As agências dizem que a
falta de comida deve atingir seu ponto crítico no Sul da África em fevereiro.
No Malauí, autoridades calculam que quase três milhões de pessoas irão precisar
de assistência antes de março.
Secas e chuvas
erráticas afetaram dois milhões de pessoas em Guatemala, Honduras, El Salvador
e Nicarágua. Há previsões de mais inundações na América Central em janeiro.
"Milhões de
pessoas em lugares como Etiópia, Haiti e Papua Nova Guiné já estão sentindo os
efeitos da seca e das perdas de lavouras", disse Jane Cocking, da Oxfam.
"Precisamos
urgentemente levar assistência a essas áreas para assegurar que as pessoas
tenham água e alimentos suficientes. Não podemos permitir que outras situações
de emergência ocorram em outras áreas. Se o mundo ficar esperando para
responder às crises emergindo no sul da África e na América Latina, não teremos
como atender à demanda", acrescentou.
Efeito
inverso
Se por um lado os
efeitos de El Niño serão sentidos de forma mais aguda nos países em
desenvolvimento, no mundo desenvolvido o impacto será sentido nos preços de
alimentos.
"Leva algum tempo
para que o impacto do El Niño seja sentido nos sistemas sociais e
econômicos", disse Klingaman.
"A tendência,
historicamente, é que preços subam entre 5 e 10% para alimentos básicos.
Lavouras de café, arroz, cacau e açúcar tendem a ser particularmente
afetadas."
O El Niño deve terminar
por volta do outono no hemisfério sul (primavera no norte).

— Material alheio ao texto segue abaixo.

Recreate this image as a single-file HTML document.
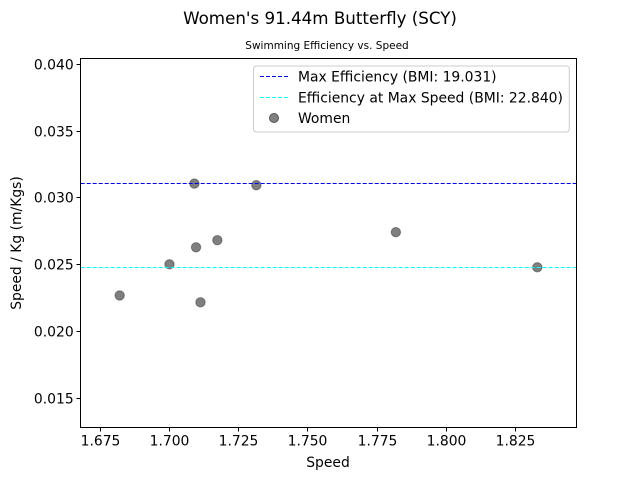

Mas o fim desse
ciclo não é boa notícia tão pouco: esse fenômeno climático tende a ser sucedido
pelo seu reverso – ou seja, eventos climáticos conhecidos como La Niña, que
podem trazer efeitos opostos mas igualmente danosos.
Segundo cientistas,
durante o El Niño ocorre uma imensa transferência de calor do oceano para a
atmosfera. Normalmente, como aconteceu no ciclo de 1997/98, essa transferência
de calor tende a ser seguida por um resfriamento do oceano – o evento La Niña.
"É possível – mas
não estamos certos – que nesse período no ano que vem estejamos falando sobre o
reverso de muitos desses impactos", explicou Klingaman.
"Em países onde El
Niño trouxe secas, pode haver inundações trazidas por La Niña no ano que vem. É
tão devastador quanto – porém, na direção inversa."